[Information shown]
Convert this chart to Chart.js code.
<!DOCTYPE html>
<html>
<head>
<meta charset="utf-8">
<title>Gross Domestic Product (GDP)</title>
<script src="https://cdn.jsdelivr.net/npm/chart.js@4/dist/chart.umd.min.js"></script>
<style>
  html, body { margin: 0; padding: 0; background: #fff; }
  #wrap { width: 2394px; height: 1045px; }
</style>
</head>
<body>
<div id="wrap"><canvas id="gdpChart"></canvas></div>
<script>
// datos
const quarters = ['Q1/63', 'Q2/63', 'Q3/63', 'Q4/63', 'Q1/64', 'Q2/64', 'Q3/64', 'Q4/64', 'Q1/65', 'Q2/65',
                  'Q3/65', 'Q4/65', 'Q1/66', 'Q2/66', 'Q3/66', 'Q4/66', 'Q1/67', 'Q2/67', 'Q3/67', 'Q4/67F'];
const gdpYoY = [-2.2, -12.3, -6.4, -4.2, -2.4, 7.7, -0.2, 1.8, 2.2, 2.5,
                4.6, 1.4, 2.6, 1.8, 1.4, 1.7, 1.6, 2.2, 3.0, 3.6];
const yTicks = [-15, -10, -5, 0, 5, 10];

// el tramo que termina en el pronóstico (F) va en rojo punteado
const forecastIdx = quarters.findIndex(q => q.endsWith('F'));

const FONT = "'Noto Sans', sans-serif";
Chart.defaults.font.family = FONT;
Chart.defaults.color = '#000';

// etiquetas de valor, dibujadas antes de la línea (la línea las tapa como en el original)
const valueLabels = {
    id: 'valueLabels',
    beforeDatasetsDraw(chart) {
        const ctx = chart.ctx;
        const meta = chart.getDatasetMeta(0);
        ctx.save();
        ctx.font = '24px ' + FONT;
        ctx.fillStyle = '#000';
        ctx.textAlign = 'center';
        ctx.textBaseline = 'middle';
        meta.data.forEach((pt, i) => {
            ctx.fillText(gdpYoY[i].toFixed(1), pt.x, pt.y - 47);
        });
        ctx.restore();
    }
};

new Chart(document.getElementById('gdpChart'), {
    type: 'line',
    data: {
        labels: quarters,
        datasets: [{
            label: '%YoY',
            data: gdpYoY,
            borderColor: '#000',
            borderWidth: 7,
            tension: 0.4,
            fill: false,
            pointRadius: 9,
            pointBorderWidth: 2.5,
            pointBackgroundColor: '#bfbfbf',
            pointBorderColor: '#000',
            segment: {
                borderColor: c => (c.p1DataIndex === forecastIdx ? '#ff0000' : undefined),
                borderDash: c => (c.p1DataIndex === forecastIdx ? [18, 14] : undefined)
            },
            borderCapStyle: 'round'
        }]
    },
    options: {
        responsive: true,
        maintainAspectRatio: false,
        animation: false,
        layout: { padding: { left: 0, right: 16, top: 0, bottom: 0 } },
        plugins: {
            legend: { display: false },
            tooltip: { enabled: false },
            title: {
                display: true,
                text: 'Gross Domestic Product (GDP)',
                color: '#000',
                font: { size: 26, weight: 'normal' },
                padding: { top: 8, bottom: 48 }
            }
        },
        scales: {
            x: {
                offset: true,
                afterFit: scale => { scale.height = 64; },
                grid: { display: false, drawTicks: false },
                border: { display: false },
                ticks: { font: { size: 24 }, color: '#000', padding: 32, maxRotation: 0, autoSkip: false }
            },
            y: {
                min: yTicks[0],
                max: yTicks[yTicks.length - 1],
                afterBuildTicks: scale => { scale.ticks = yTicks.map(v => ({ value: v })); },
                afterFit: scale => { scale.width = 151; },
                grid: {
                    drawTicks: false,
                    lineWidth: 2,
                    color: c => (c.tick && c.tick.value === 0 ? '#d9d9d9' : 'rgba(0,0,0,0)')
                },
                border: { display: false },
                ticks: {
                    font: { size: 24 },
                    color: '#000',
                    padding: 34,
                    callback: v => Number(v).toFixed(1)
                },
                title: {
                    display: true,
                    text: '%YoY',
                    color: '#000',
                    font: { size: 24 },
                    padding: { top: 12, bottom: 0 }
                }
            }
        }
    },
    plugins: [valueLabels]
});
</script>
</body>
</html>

[Work to do] Each line of the material should be echoed exactly.

[Result for this exercise]
Convert this chart to Chart.js code.
<!DOCTYPE html>
<html>
<head>
<meta charset="utf-8">
<title>Gross Domestic Product (GDP)</title>
<script src="https://cdn.jsdelivr.net/npm/chart.js@4/dist/chart.umd.min.js"></script>
<style>
  html, body { margin: 0; padding: 0; background: #fff; }
  #wrap { width: 2394px; height: 1045px; }
</style>
</head>
<body>
<div id="wrap"><canvas id="gdpChart"></canvas></div>
<script>
// datos
const quarters = ['Q1/63', 'Q2/63', 'Q3/63', 'Q4/63', 'Q1/64', 'Q2/64', 'Q3/64', 'Q4/64', 'Q1/65', 'Q2/65',
                  'Q3/65', 'Q4/65', 'Q1/66', 'Q2/66', 'Q3/66', 'Q4/66', 'Q1/67', 'Q2/67', 'Q3/67', 'Q4/67F'];
const gdpYoY = [-2.2, -12.3, -6.4, -4.2, -2.4, 7.7, -0.2, 1.8, 2.2, 2.5,
                4.6, 1.4, 2.6, 1.8, 1.4, 1.7, 1.6, 2.2, 3.0, 3.6];
const yTicks = [-15, -10, -5, 0, 5, 10];

// el tramo que termina en el pronóstico (F) va en rojo punteado
const forecastIdx = quarters.findIndex(q => q.endsWith('F'));

const FONT = "'Noto Sans', sans-serif";
Chart.defaults.font.family = FONT;
Chart.defaults.color = '#000';

// etiquetas de valor, dibujadas antes de la línea (la línea las tapa como en el original)
const valueLabels = {
    id: 'valueLabels',
    beforeDatasetsDraw(chart) {
        const ctx = chart.ctx;
        const meta = chart.getDatasetMeta(0);
        ctx.save();
        ctx.font = '24px ' + FONT;
        ctx.fillStyle = '#000';
        ctx.textAlign = 'center';
        ctx.textBaseline = 'middle';
        meta.data.forEach((pt, i) => {
            ctx.fillText(gdpYoY[i].toFixed(1), pt.x, pt.y - 47);
        });
        ctx.restore();
    }
};

new Chart(document.getElementById('gdpChart'), {
    type: 'line',
    data: {
        labels: quarters,
        datasets: [{
            label: '%YoY',
            data: gdpYoY,
            borderColor: '#000',
            borderWidth: 7,
            tension: 0.4,
            fill: false,
            pointRadius: 9,
            pointBorderWidth: 2.5,
            pointBackgroundColor: '#bfbfbf',
            pointBorderColor: '#000',
            segment: {
                borderColor: c => (c.p1DataIndex === forecastIdx ? '#ff0000' : undefined),
                borderDash: c => (c.p1DataIndex === forecastIdx ? [18, 14] : undefined)
            },
            borderCapStyle: 'round'
        }]
    },
    options: {
        responsive: true,
        maintainAspectRatio: false,
        animation: false,
        layout: { padding: { left: 0, right: 16, top: 0, bottom: 0 } },
        plugins: {
            legend: { display: false },
            tooltip: { enabled: false },
            title: {
                display: true,
                text: 'Gross Domestic Product (GDP)',
                color: '#000',
                font: { size: 26, weight: 'normal' },
                padding: { top: 8, bottom: 48 }
            }
        },
        scales: {
            x: {
                offset: true,
                afterFit: scale => { scale.height = 64; },
                grid: { display: false, drawTicks: false },
                border: { display: false },
                ticks: { font: { size: 24 }, color: '#000', padding: 32, maxRotation: 0, autoSkip: false }
            },
            y: {
                min: yTicks[0],
                max: yTicks[yTicks.length - 1],
                afterBuildTicks: scale => { scale.ticks = yTicks.map(v => ({ value: v })); },
                afterFit: scale => { scale.width = 151; },
                grid: {
                    drawTicks: false,
                    lineWidth: 2,
                    color: c => (c.tick && c.tick.value === 0 ? '#d9d9d9' : 'rgba(0,0,0,0)')
                },
                border: { display: false },
                ticks: {
                    font: { size: 24 },
                    color: '#000',
                    padding: 34,
                    callback: v => Number(v).toFixed(1)
                },
                title: {
                    display: true,
                    text: '%YoY',
                    color: '#000',
                    font: { size: 24 },
                    padding: { top: 12, bottom: 0 }
                }
            }
        }
    },
    plugins: [valueLabels]
});
</script>
</body>
</html>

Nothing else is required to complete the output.